On the heels of this story comes a picture of an ambassador carrying the bags of two sturdy rugger players who had gone there to represent a Sri Lankan club in a rugby encounter. An ambassador, it is said, does many things for his country including ‘lying abroad for his country physically and vocally’. But does our Foreign Ministry protocol say anything about carrying bags of Sri Lankan visitors? These two visitors are not even VIPs but overgrown brats of an ex-VIP. This politically appointed ambassador by the current government apparently has taken to the functions of a bellboy to demonstrate his loyalties to a party-in-waiting, hopefully.

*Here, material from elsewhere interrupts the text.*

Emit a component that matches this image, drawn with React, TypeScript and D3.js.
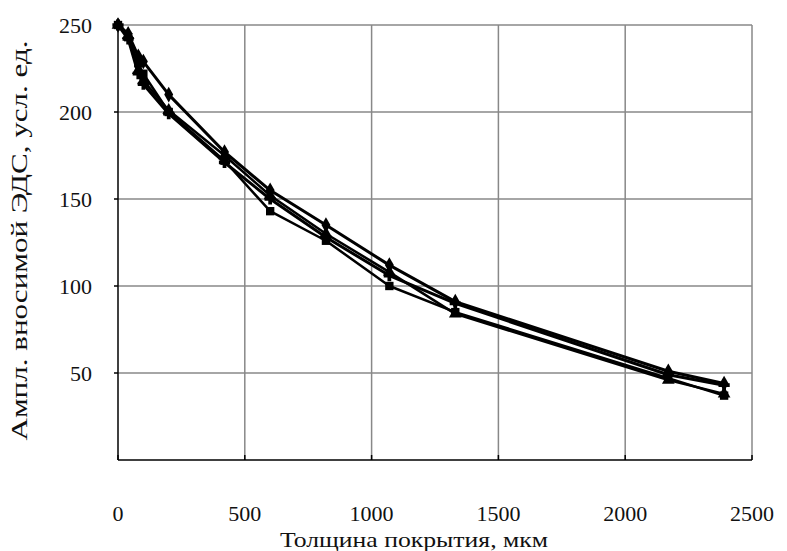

It may be the sovereign right of an ambassador of an independent country to carry bags of sturdy young rugger players — even those who have declared their intention of toppling the ambassador’s government. But bag carrying ambassadors are no credit to the mother country and that’s not what they are appointed for. Shouldn’t Foreign Minister Tilak Marapana break his usual reticence and make known his views?

The world led by Donald Trump and other strongmen like Rodrigo Duterte, Kim Jung-un, Nicolas Maduro, Bashar al Assad and Vladimir Putin has gone nuts and is taking us all towards an unknown disaster. Sri Lanka led by the Yahapalanaya and galloped behind by the Pohottuwa is heading towards an unidentified hell.

Perhaps ‘It’s better to rule in hell than go to heaven’ Every country in every age produces its own quota of nuts that takes humanity to the brink of disaster.